Does this behavior still holds when using the mi.render()
function? I would like to try this on my end if possible.
Yes interestingly it is the same with and without mi.render()
. I also tested weather the optimization is the same for both methods and it seems that way.
I tested it using the basic cornell box optimization example but with the red and green wall.
Optimizing using original mitsuba Adam optimizer:
mi.webm
Optimizing using modified Adam optimizer:
own.webm
In this case of course the performance difference is negligible.
On my side most of the time is spent in mi.render
and dr.backward
using the following script:
import drjit as dr
import mitsuba as mi
mi.set_variant('llvm_ad_rgb')
scene = mi.load_dict(mi.cornell_box())
ref = mi.render(scene)
params = mi.traverse(scene)
params.keep(r".*?((\.bsdf\.base_color\.value)|(\.bsdf\.specular)|(\.bsdf\.roughness\.value)|(\.emitter\.radiance\.value))")
opt = mi.ad.Adam(lr=0.1, params=params)
for it in range(4):
print(f'iteration {it} ----')
for key, _ in params:
opt[key] = dr.clamp(opt[key], 0., 1.)
for key, _ in params:
params[key] = opt[key]
print(f' render ...')
img = mi.render(scene, params, spp=1024)
print(f' loss ...')
loss = dr.sum(dr.abs(img - ref))
print(f' backward ...')
dr.backward(loss)
print(f' step ...')
opt.step()
print(" done.")
Could you check that you can reproduce this "normal" behavior on your side as well?

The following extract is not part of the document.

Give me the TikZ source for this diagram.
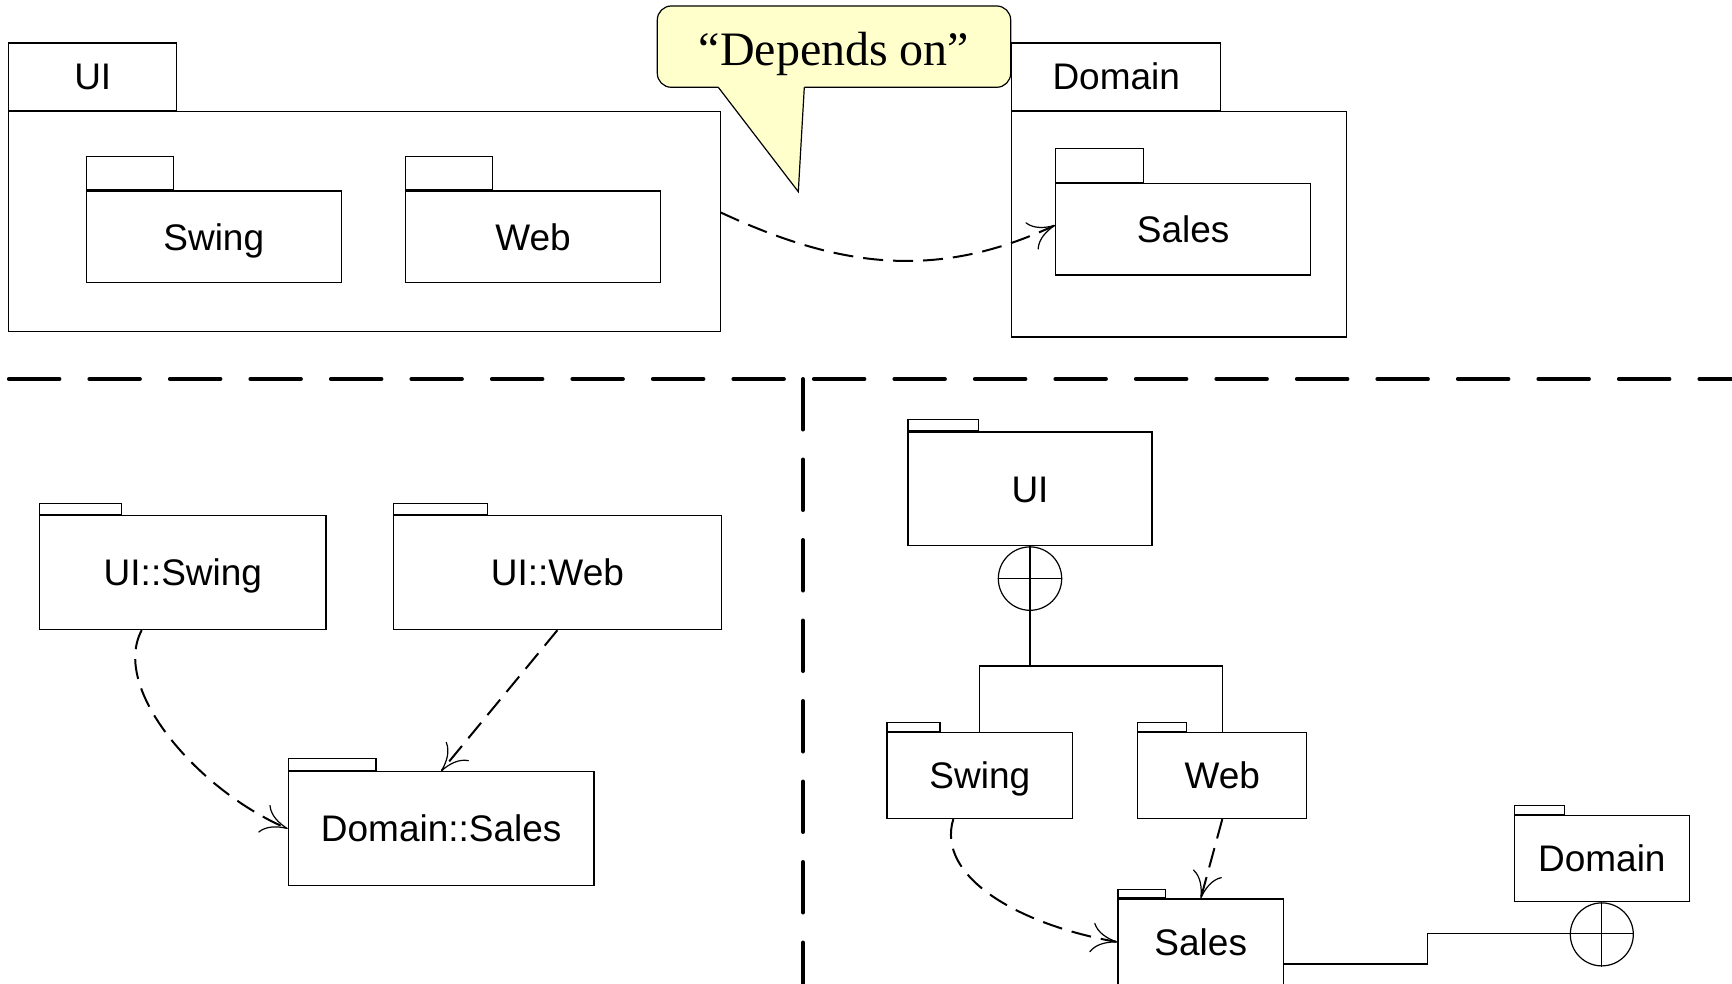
\documentclass[tikz,border=0pt]{standalone}
\usepackage{fontspec}
\setmainfont{Liberation Sans}
\newfontfamily\notefont{Liberation Serif}
\usepackage{tikz}
\usetikzlibrary{arrows.meta,shapes,positioning}
\definecolor{noteyellow}{RGB}{255,255,204}

\begin{document}
\begin{tikzpicture}[x=1pt, y=-1pt, line width=1.2pt]
\tikzstyle{pkg}=[draw, shape=rectangle, inner sep=0pt]
\tikzstyle{tab}=[draw, shape=rectangle, inner sep=0pt]
\tikzstyle{lbl}=[font=\fontsize{37}{44}\selectfont, text height=26.5pt, text depth=0pt]
\tikzstyle{joint}=[draw, shape=circle, inner sep=0pt]
\tikzstyle{dep}=[line width=2pt, dash pattern=on 20pt off 10pt, -{To[length=26pt, width=30pt, line width=1.2pt]}]
\tikzstyle{divider}=[line width=4pt, line cap=round, dash pattern=on 50.5pt off 30pt]
\tikzstyle{note}=[draw, fill=noteyellow, rounded corners=14pt, inner sep=0pt, font=\notefont\fontsize{48}{56}\selectfont, text height=38.4pt, text depth=0pt]
\useasboundingbox (0,0) rectangle (1732,984);

% packages, nested form
\node[pkg, minimum width=711.4pt, minimum height=219.8pt] (uiTop) at (364.5,221.5) {};
\node[tab, lbl, minimum width=167.9pt, minimum height=67.4pt, above right=0pt of uiTop.north west] (uiTopTab) {UI};
\node[pkg, lbl, minimum width=255.1pt, minimum height=91.8pt] (swingTop) at (213.75,236.9) {Swing};
\node[tab, minimum width=87.2pt, minimum height=33pt, above right=0pt of swingTop.north west] (swingTopTab) {};
\node[pkg, lbl, minimum width=255.2pt, minimum height=91.8pt, right=63pt of swingTop] (webTop) {Web};
\node[tab, minimum width=87.2pt, minimum height=33pt, above right=0pt of webTop.north west] (webTopTab) {};

\node[pkg, minimum width=334.7pt, minimum height=225.3pt] (domTop) at (1179.2,224.3) {};
\node[tab, lbl, minimum width=208.8pt, minimum height=67.4pt, above right=0pt of domTop.north west] (domTopTab) {Domain};
\node[pkg, lbl, minimum width=255pt, minimum height=91.7pt] (salesTop) at (1183.2,229.2) {Sales};
\node[tab, minimum width=87.6pt, minimum height=33.3pt, above right=0pt of salesTop.north west] (salesTopTab) {};

\draw[dep] ([yshift=9pt]uiTop.east) to[out=-25, in=205] ([yshift=4pt]salesTop.west);

% speech bubble
\node[note, minimum width=353.4pt, minimum height=81.3pt] (note) at (834,46.65) {“Depends on”};
\fill[noteyellow] (718.3,85.5) -- (718.3,87.3) -- (798.3,191.7) -- (804.3,87.3) -- (804.3,85.5) -- cycle;
\draw[line join=miter] (718.3,87.3) -- (798.3,191.7) -- (804.3,87.3);

% separators
\draw[divider] (8.9,379) -- (1732,379);
\draw[divider] (803,379) -- (803,984);

% packages, qualified names
\node[pkg, lbl, minimum width=286.1pt, minimum height=113.8pt] (uiSwing) at (182.9,572.7) {UI::Swing};
\node[tab, minimum width=81.7pt, minimum height=11pt, above right=0pt of uiSwing.north west] (uiSwingTab) {};
\node[pkg, lbl, minimum width=328.1pt, minimum height=113.8pt, right=66.2pt of uiSwing] (uiWeb) {UI::Web};
\node[tab, minimum width=93.9pt, minimum height=11pt, above right=0pt of uiWeb.north west] (uiWebTab) {};
\node[pkg, lbl, minimum width=305.7pt, minimum height=114pt] (domSales) at (441.2,828.7) {Domain::Sales};
\node[tab, minimum width=87.7pt, minimum height=11.7pt, above right=0pt of domSales.north west] (domSalesTab) {};

\draw[dep] ([xshift=-41.2pt]uiSwing.south) to[out=242, in=157, out looseness=0.7] (domSales.west);
\draw[dep] (uiWeb.south) -- (domSales.north);

% packages, containment form
\node[pkg, lbl, minimum width=244.1pt, minimum height=113.8pt] (uiR) at (1030,488.8) {UI};
\node[tab, minimum width=70.7pt, minimum height=11pt, above right=0pt of uiR.north west] (uiRTab) {};
\node[joint, minimum size=63.4pt, below=0pt of uiR] (circ1) {};
\coordinate (branch) at (1030,666);

\node[pkg, lbl, minimum width=185.6pt, minimum height=86.1pt] (swingR) at (979.8,775.5) {Swing};
\node[tab, minimum width=53pt, minimum height=8.9pt, above right=0pt of swingR.north west] (swingRTab) {};
\node[pkg, lbl, minimum width=169pt, minimum height=86.1pt, right=64pt of swingR] (webR) {Web};
\node[tab, minimum width=48.6pt, minimum height=8.9pt, above right=0pt of webR.north west] (webRTab) {};

\node[pkg, lbl, minimum width=165.7pt, minimum height=86.1pt] (salesR) at (1200.75,942) {Sales};
\node[tab, minimum width=47.4pt, minimum height=8.5pt, above right=0pt of salesR.north west] (salesRTab) {};

\node[pkg, lbl, minimum width=174.6pt, minimum height=86.4pt] (domR) at (1601.8,858.5) {Domain};
\node[tab, minimum width=49.9pt, minimum height=8.6pt, above right=0pt of domR.north west] (domRTab) {};
\node[joint, minimum size=63pt, below=0pt of domR] (circ2) {};
\coordinate (bend) at (1427.2,933.3);

\draw (uiR.south) -- (branch);
\draw (circ1.west) -- (circ1.east);
\draw (swingR.north) |- (branch) -| (webR.north);

\draw ([yshift=-22pt]salesR.east) -| (bend) -- (bend -| circ2.east);
\draw (circ2.north) -- (circ2.south);

\draw[dep] ([xshift=-26.5pt]swingR.south) to[out=253, in=170, out looseness=0.75, in looseness=1.25] (salesR.west);
\draw[dep] (webR.south) -- (salesR.north);

\end{tikzpicture}
\end{document}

It seems that 1024 samples per pixels are a bit much for my pc(32 GB ram) and the program terminates. I tried it with spp=512 but yes most time is spent in the backward step. I think the issue only occurs if there are many parameters that get optimized.
Hi, I have a larger scene with 5868 parameters I want to optimize. I can render it and calculate the gradient of each parameter using
dr.backward
without any problem. When the optimizer callsdr.eval
instep
however drjit takes a long time to complete a single step. Even when using SGD with no momentum or implementing it myself it is an issue. Shouldn't the optimization step be the least computationally expensive if gradients have already been evaluated or did I get something wrong?